Cristina Amaral, Deputy Regional Representative for FAO in Europe and Central Asia, discusses the importance of women's rights and gender issues in the context of FAO's work in the region.


FAO takes women’s rights and gender issues very seriously. Why? 

International evidence and practice have proven that empowering rural women and girls is critical for agricultural development, for social and economic progress, and for sustainable development overall. Women form a significant proportion of the labour force in agriculture. FAO recognizes an important role and contribution from rural women in increasing food security and eradicating rural poverty through agricultural and rural development. Achieving a gender equality goal in itself is part of FAO commitment to women’s human rights as stated in international agreements, particularly the 1979 Convention on Elimination of Discrimination Against Women (CEDAW) signed by all FAO member governments in the region, and FAO’s own gender policy.

The status of women in Europe and Central Asia is better than in other regions, right?

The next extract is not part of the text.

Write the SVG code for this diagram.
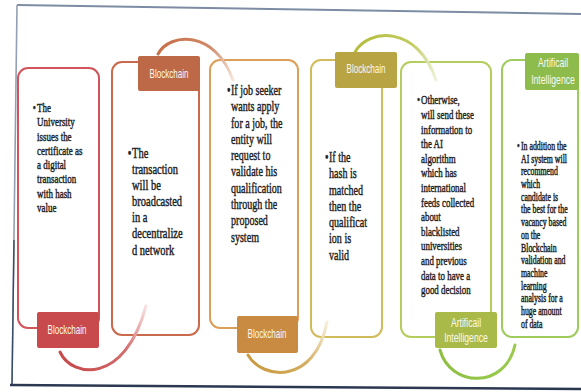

While the countries are very diverse when it comes to gender equality, average indicators for Europe and Central Asia do point to higher educational status and higher economic activity rates. But if we break down available data not only by sex, but by location – for example, urban vs. rural – the disparities become evident. And in most of the countries, these disparities are not in rural women’s favour. They earn less, have fewer economic opportunities and as a result, are at greater risk of poverty.